** start of DATASET CONTENT **

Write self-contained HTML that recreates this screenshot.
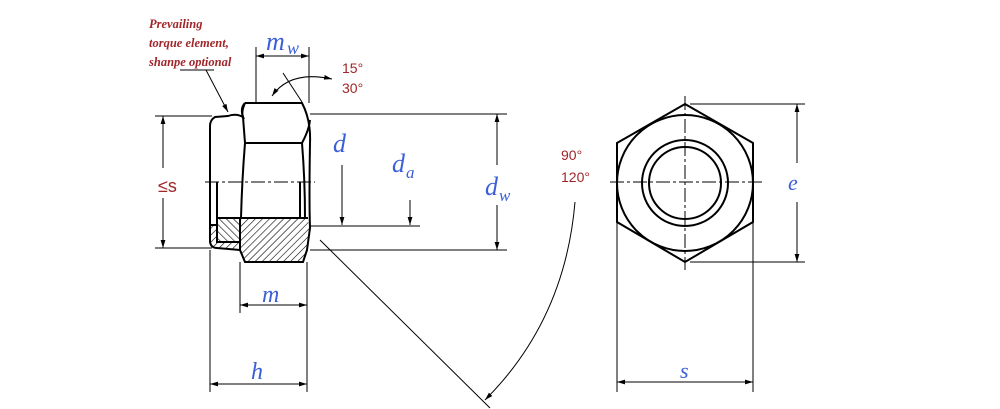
<!DOCTYPE html>
<html><head><style>
html,body{margin:0;padding:0;background:#fff;}
svg{display:block;}
.b{font-family:"Liberation Serif",serif;font-style:italic;fill:#3a5fd8;}
.r{font-family:"Liberation Sans",sans-serif;fill:#a0262a;}
.lb{font-family:"Liberation Serif",serif;font-style:italic;font-weight:bold;font-size:12.5px;fill:#a0262a;}
</style></head><body>
<svg width="1000" height="409" viewBox="0 0 1000 409" xmlns="http://www.w3.org/2000/svg">
<defs>
<pattern id="h1" patternUnits="userSpaceOnUse" width="5" height="5" patternTransform="rotate(45)">
<line x1="0" y1="0" x2="0" y2="5" stroke="#000" stroke-width="1.2"/></pattern>
<pattern id="h2" patternUnits="userSpaceOnUse" width="5" height="5" patternTransform="rotate(-45)">
<line x1="0" y1="0" x2="0" y2="5" stroke="#000" stroke-width="1.2"/></pattern>
<marker id="a" viewBox="0 0 10 6" refX="10" refY="3" markerWidth="8" markerHeight="5" orient="auto-start-reverse"><path d="M0,0 L10,3 L0,6 Z" fill="#000"/></marker>
</defs>
<rect width="1000" height="409" fill="#fff"/>
<path d="M240,218 L307,218 L310,228 L307,250 L303,262 L245,262 L240,250 Z" fill="url(#h1)"/>
<path d="M210,225 L217,225 L217,242 L240,242 L240,250 L215,248 L210,242 Z" fill="url(#h1)"/>
<rect x="217" y="218" width="23" height="24" fill="url(#h2)"/>
<g fill="none" stroke="#000" stroke-width="2">
<path d="M245,103 L302,103 Q311,120 310,143 Q309,200 310,228 L307,250 L303,262 L245,262 L240,250 L240,218"/>
<path d="M245,103 Q241,112 243,117 Q236,113 228,116 L215,117 Q210,120 210,126 L210,242 Q211,248 217,248 L240,250"/>
<path d="M245,103 Q240,108 243,117 Q244,130 245,143 L302,143 Q309,130 310,120"/>
<path d="M245,143 Q242,180 241,218 L308,218"/>
<path d="M302,143 Q305,180 305,218"/>
<line x1="217" y1="182" x2="217" y2="242"/>
<line x1="300" y1="182" x2="300" y2="218"/>
<rect x="217" y="218" width="23" height="24"/>
<line x1="210" y1="225" x2="217" y2="225"/>
<polygon points="685,104 753,143 753,222 685,262 617,222 617,143"/>
<circle cx="685" cy="183" r="68"/>
<circle cx="685" cy="183" r="43"/>
<circle cx="685" cy="183" r="36"/>
</g>
<g fill="none" stroke="#000" stroke-width="1">
<line x1="205" y1="182" x2="315" y2="182" stroke-dasharray="14,3,3,3"/>
<line x1="610" y1="182" x2="762" y2="182" stroke-dasharray="14,3,3,3"/>
<line x1="685" y1="96" x2="685" y2="270" stroke-dasharray="14,3,3,3"/>
<line x1="310" y1="114" x2="507" y2="114"/>
<line x1="310" y1="250" x2="507" y2="250"/>
<line x1="155" y1="116" x2="212" y2="116"/>
<line x1="155" y1="248" x2="212" y2="248"/>
<line x1="310" y1="226" x2="420" y2="226"/>
<line x1="256" y1="47" x2="256" y2="103"/>
<line x1="309" y1="47" x2="309" y2="103"/>
<line x1="210" y1="250" x2="210" y2="392"/>
<line x1="307" y1="262" x2="307" y2="392"/>
<line x1="240" y1="262" x2="240" y2="313"/>
<line x1="690" y1="104" x2="805" y2="104"/>
<line x1="690" y1="262" x2="805" y2="262"/>
<line x1="617" y1="222" x2="617" y2="392"/>
<line x1="753" y1="222" x2="753" y2="392"/>
<line x1="256" y1="56" x2="309" y2="56" marker-start="url(#a)" marker-end="url(#a)"/>
<line x1="163" y1="116" x2="163" y2="168" marker-start="url(#a)"/>
<line x1="163" y1="198" x2="163" y2="248" marker-end="url(#a)"/>
<line x1="497" y1="114" x2="497" y2="165" marker-start="url(#a)"/>
<line x1="497" y1="205" x2="497" y2="250" marker-end="url(#a)"/>
<line x1="342" y1="165" x2="342" y2="225" marker-end="url(#a)"/>
<line x1="410" y1="200" x2="410" y2="225" marker-end="url(#a)"/>
<line x1="240" y1="305" x2="307" y2="305" marker-start="url(#a)" marker-end="url(#a)"/>
<line x1="210" y1="384" x2="307" y2="384" marker-start="url(#a)" marker-end="url(#a)"/>
<line x1="797" y1="104" x2="797" y2="163" marker-start="url(#a)"/>
<line x1="797" y1="202" x2="797" y2="262" marker-end="url(#a)"/>
<line x1="617" y1="382" x2="753" y2="382" marker-start="url(#a)" marker-end="url(#a)"/>
<line x1="180" y1="70" x2="214" y2="70"/>
<line x1="206" y1="70" x2="228" y2="112" marker-end="url(#a)"/>
<line x1="283" y1="73" x2="302" y2="102"/>
<path d="M272,96 Q290,70 332,79" marker-start="url(#a)" marker-end="url(#a)"/>
<line x1="320" y1="240" x2="490" y2="408"/>
<path d="M485,400 Q565,320 575,202" marker-start="url(#a)"/>
</g>
<text x="149" y="28" class="lb">Prevailing</text>
<text x="149" y="47" class="lb">torque element,</text>
<text x="149" y="66" class="lb">shanpe optional</text>
<text x="266" y="50" class="b" font-size="26">m</text><text x="287" y="54" class="b" font-size="18">w</text>
<text x="342" y="73" class="r" font-size="14">15°</text>
<text x="342" y="93" class="r" font-size="14">30°</text>
<text x="333" y="152" class="b" font-size="26">d</text>
<text x="392" y="172" class="b" font-size="26">d</text><text x="406" y="178" class="b" font-size="17">a</text>
<text x="485" y="195" class="b" font-size="26">d</text><text x="499" y="201" class="b" font-size="17">w</text>
<text x="158" y="192" class="r" font-size="18">≤s</text>
<text x="561" y="160" class="r" font-size="14">90°</text>
<text x="561" y="182" class="r" font-size="14">120°</text>
<text x="788" y="190" class="b" font-size="22">e</text>
<text x="262" y="302" class="b" font-size="24">m</text>
<text x="251" y="379" class="b" font-size="24">h</text>
<text x="680" y="378" class="b" font-size="22">s</text>
</svg>
</body></html>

** end of DATASET CONTENT **

▸ **SET PROBLEM**:
Copy out each line word for word, please, skipping the images.

▸ **WRITTEN ANSWER**:
Write self-contained HTML that recreates this screenshot.
<!DOCTYPE html>
<html><head><style>
html,body{margin:0;padding:0;background:#fff;}
svg{display:block;}
.b{font-family:"Liberation Serif",serif;font-style:italic;fill:#3a5fd8;}
.r{font-family:"Liberation Sans",sans-serif;fill:#a0262a;}
.lb{font-family:"Liberation Serif",serif;font-style:italic;font-weight:bold;font-size:12.5px;fill:#a0262a;}
</style></head><body>
<svg width="1000" height="409" viewBox="0 0 1000 409" xmlns="http://www.w3.org/2000/svg">
<defs>
<pattern id="h1" patternUnits="userSpaceOnUse" width="5" height="5" patternTransform="rotate(45)">
<line x1="0" y1="0" x2="0" y2="5" stroke="#000" stroke-width="1.2"/></pattern>
<pattern id="h2" patternUnits="userSpaceOnUse" width="5" height="5" patternTransform="rotate(-45)">
<line x1="0" y1="0" x2="0" y2="5" stroke="#000" stroke-width="1.2"/></pattern>
<marker id="a" viewBox="0 0 10 6" refX="10" refY="3" markerWidth="8" markerHeight="5" orient="auto-start-reverse"><path d="M0,0 L10,3 L0,6 Z" fill="#000"/></marker>
</defs>
<rect width="1000" height="409" fill="#fff"/>
<path d="M240,218 L307,218 L310,228 L307,250 L303,262 L245,262 L240,250 Z" fill="url(#h1)"/>
<path d="M210,225 L217,225 L217,242 L240,242 L240,250 L215,248 L210,242 Z" fill="url(#h1)"/>
<rect x="217" y="218" width="23" height="24" fill="url(#h2)"/>
<g fill="none" stroke="#000" stroke-width="2">
<path d="M245,103 L302,103 Q311,120 310,143 Q309,200 310,228 L307,250 L303,262 L245,262 L240,250 L240,218"/>
<path d="M245,103 Q241,112 243,117 Q236,113 228,116 L215,117 Q210,120 210,126 L210,242 Q211,248 217,248 L240,250"/>
<path d="M245,103 Q240,108 243,117 Q244,130 245,143 L302,143 Q309,130 310,120"/>
<path d="M245,143 Q242,180 241,218 L308,218"/>
<path d="M302,143 Q305,180 305,218"/>
<line x1="217" y1="182" x2="217" y2="242"/>
<line x1="300" y1="182" x2="300" y2="218"/>
<rect x="217" y="218" width="23" height="24"/>
<line x1="210" y1="225" x2="217" y2="225"/>
<polygon points="685,104 753,143 753,222 685,262 617,222 617,143"/>
<circle cx="685" cy="183" r="68"/>
<circle cx="685" cy="183" r="43"/>
<circle cx="685" cy="183" r="36"/>
</g>
<g fill="none" stroke="#000" stroke-width="1">
<line x1="205" y1="182" x2="315" y2="182" stroke-dasharray="14,3,3,3"/>
<line x1="610" y1="182" x2="762" y2="182" stroke-dasharray="14,3,3,3"/>
<line x1="685" y1="96" x2="685" y2="270" stroke-dasharray="14,3,3,3"/>
<line x1="310" y1="114" x2="507" y2="114"/>
<line x1="310" y1="250" x2="507" y2="250"/>
<line x1="155" y1="116" x2="212" y2="116"/>
<line x1="155" y1="248" x2="212" y2="248"/>
<line x1="310" y1="226" x2="420" y2="226"/>
<line x1="256" y1="47" x2="256" y2="103"/>
<line x1="309" y1="47" x2="309" y2="103"/>
<line x1="210" y1="250" x2="210" y2="392"/>
<line x1="307" y1="262" x2="307" y2="392"/>
<line x1="240" y1="262" x2="240" y2="313"/>
<line x1="690" y1="104" x2="805" y2="104"/>
<line x1="690" y1="262" x2="805" y2="262"/>
<line x1="617" y1="222" x2="617" y2="392"/>
<line x1="753" y1="222" x2="753" y2="392"/>
<line x1="256" y1="56" x2="309" y2="56" marker-start="url(#a)" marker-end="url(#a)"/>
<line x1="163" y1="116" x2="163" y2="168" marker-start="url(#a)"/>
<line x1="163" y1="198" x2="163" y2="248" marker-end="url(#a)"/>
<line x1="497" y1="114" x2="497" y2="165" marker-start="url(#a)"/>
<line x1="497" y1="205" x2="497" y2="250" marker-end="url(#a)"/>
<line x1="342" y1="165" x2="342" y2="225" marker-end="url(#a)"/>
<line x1="410" y1="200" x2="410" y2="225" marker-end="url(#a)"/>
<line x1="240" y1="305" x2="307" y2="305" marker-start="url(#a)" marker-end="url(#a)"/>
<line x1="210" y1="384" x2="307" y2="384" marker-start="url(#a)" marker-end="url(#a)"/>
<line x1="797" y1="104" x2="797" y2="163" marker-start="url(#a)"/>
<line x1="797" y1="202" x2="797" y2="262" marker-end="url(#a)"/>
<line x1="617" y1="382" x2="753" y2="382" marker-start="url(#a)" marker-end="url(#a)"/>
<line x1="180" y1="70" x2="214" y2="70"/>
<line x1="206" y1="70" x2="228" y2="112" marker-end="url(#a)"/>
<line x1="283" y1="73" x2="302" y2="102"/>
<path d="M272,96 Q290,70 332,79" marker-start="url(#a)" marker-end="url(#a)"/>
<line x1="320" y1="240" x2="490" y2="408"/>
<path d="M485,400 Q565,320 575,202" marker-start="url(#a)"/>
</g>
<text x="149" y="28" class="lb">Prevailing</text>
<text x="149" y="47" class="lb">torque element,</text>
<text x="149" y="66" class="lb">shanpe optional</text>
<text x="266" y="50" class="b" font-size="26">m</text><text x="287" y="54" class="b" font-size="18">w</text>
<text x="342" y="73" class="r" font-size="14">15°</text>
<text x="342" y="93" class="r" font-size="14">30°</text>
<text x="333" y="152" class="b" font-size="26">d</text>
<text x="392" y="172" class="b" font-size="26">d</text><text x="406" y="178" class="b" font-size="17">a</text>
<text x="485" y="195" class="b" font-size="26">d</text><text x="499" y="201" class="b" font-size="17">w</text>
<text x="158" y="192" class="r" font-size="18">≤s</text>
<text x="561" y="160" class="r" font-size="14">90°</text>
<text x="561" y="182" class="r" font-size="14">120°</text>
<text x="788" y="190" class="b" font-size="22">e</text>
<text x="262" y="302" class="b" font-size="24">m</text>
<text x="251" y="379" class="b" font-size="24">h</text>
<text x="680" y="378" class="b" font-size="22">s</text>
</svg>
</body></html>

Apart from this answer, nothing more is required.